Doch diese Zeiten, die auch für viele Ostdeutsche die Verhältnisse in der Bundesrepublik attraktiv erscheinen ließen, sind seit drei Jahrzehnten Geschichte. Wie es so weit kommen konnte, offenbart Dierk Hirschel, Chefökonom der Vereinten Dienstleistungsgesellschaft und Mitglied der SPD-Grundwertekommission, in seinem neuen Buch: »Wirtschaftselite und neoliberale Politiker führten seit den 1980er Jahren einen Klassenkampf von oben. Sie ließen den Raubtierkapitalismus aus seinem Käfig entweichen.«
Was da im Einzelnen geschah, wie die Kapitalmärkte entfesselt, öffentliche Güter privatisiert, Niedriglöhne und prekäre Arbeitsverhältnisse gefördert, Sozialleistungen gekürzt und staatliche Maßnahmen zur Förderung des privaten Reichtums durchgesetzt wurden - davon ist im ersten Teil des Buches die Rede. Hirschel macht hierfür maßgeblich die Kanzlerschaft von Gerhard Schröder verantwortlich. Mit dessen »Agenda«, welche die Rahmenbedingungen für mehr Wachstum und Beschäftigung durch Senkung der Unternehmenssteuern bringen sollte, rechnet der Autor scharf im zweiten Teil seines Buches ab. Er beschreibt die Folgen für die Gewerkschaften und die Sozialdemokraten. Vielsagend sind bereits die Kapitelüberschriften: »Der Niedergang der Sozialdemokratie«, »Tschüss Volkspartei« und »Die Partei der Arbeit schafft sich ab«. Hirschel zitiert den Journalisten Heribert Prantl: »Für viele alte SPD-Wähler und viele SPD-Sympathisanten war die Agenda 2010 eine Austrittserklärung der SPD aus ihrer eigenen Geschichte als Partei der kleinen Leute«.

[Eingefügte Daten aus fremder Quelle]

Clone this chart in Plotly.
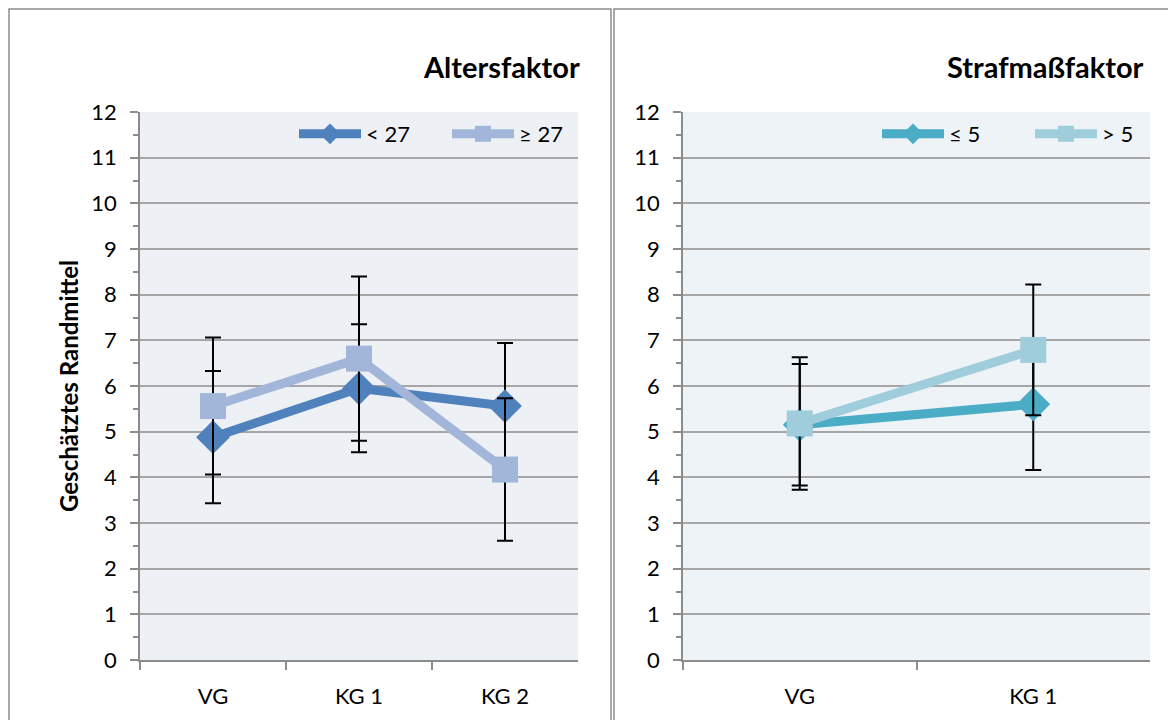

Die Schwächung der SPD habe wesentlich zum Aufstieg der neuen Rechten beigetragen, so Hirschel. Die AfD würde überproportional von Arbeitnehmern gewählt. Untersuchungen ergaben, dass 2017 an die 15 Prozent der Gewerkschaftsmitglieder den Rechtsextremisten ihre Stimme gaben. »Hierbei handelt es sich überwiegend um abhängig Beschäftigte aus Industrie- und Handwerksbetrieben.«
Im dritten Teil bemüht sich der Autor um eine Antwort auf die Frage, wie diese Situation geändert werden kann, eine Re-Regulierung des Arbeitsmarktes wieder erreicht, der Sozialstaat zurückerobert sowie Gewerkschaften und linke Parteien verlorene Posten zurückgewinnen könnten. Die Ausführungen hierzu weisen programmatische Züge auf. Hirschel appelliert an jene Kräfte in der Gesellschaft, die eine soziale und ökologisch gerechte Gesellschaft fordern. Er ist optimistisch, dass sie Erfolg haben können. Seine Zuversicht basiert auf einer durchaus realen Einschätzung der gegenwärtigen Situation: Gewerkschaften, Umwelt- und Sozialverbände, soziale Bewegungen, die Grünen und Die Linke eint mehr als sie trennt. Er fordert sie zu konstruktivem Dialog und zur gemeinsamen Ausarbeitung von Reformprojekten für eine sozial-ökologische Transformation auf. Damit wird Hirschel auf viel Zustimmung treffen, wenn auch manche seiner Formulierungen etwas plakativ wirken und er manche Differenzen zwischen linken Bewegungen und Parteien geflissentlich übersieht. Seine Argumentation von grundsätzlich linken Position aus, seine klare Schilderung von Klassenauseinandersetzungen in der Bundesrepublik, dürften gerade auch für ostdeutsche Leser sehr interessant sein, die den neuen »Raubtierkapitalismus« nach 1990 als erste leibhaftig erlitten.
Dierk Hirschel: Das Gift der Ungleichheit: Wie wir die Gesellschaft vor einem sozial und ökologisch zerstörerischen Kapitalismus schützen können. J. H. W. Dietz, 256 S., br., 22 €.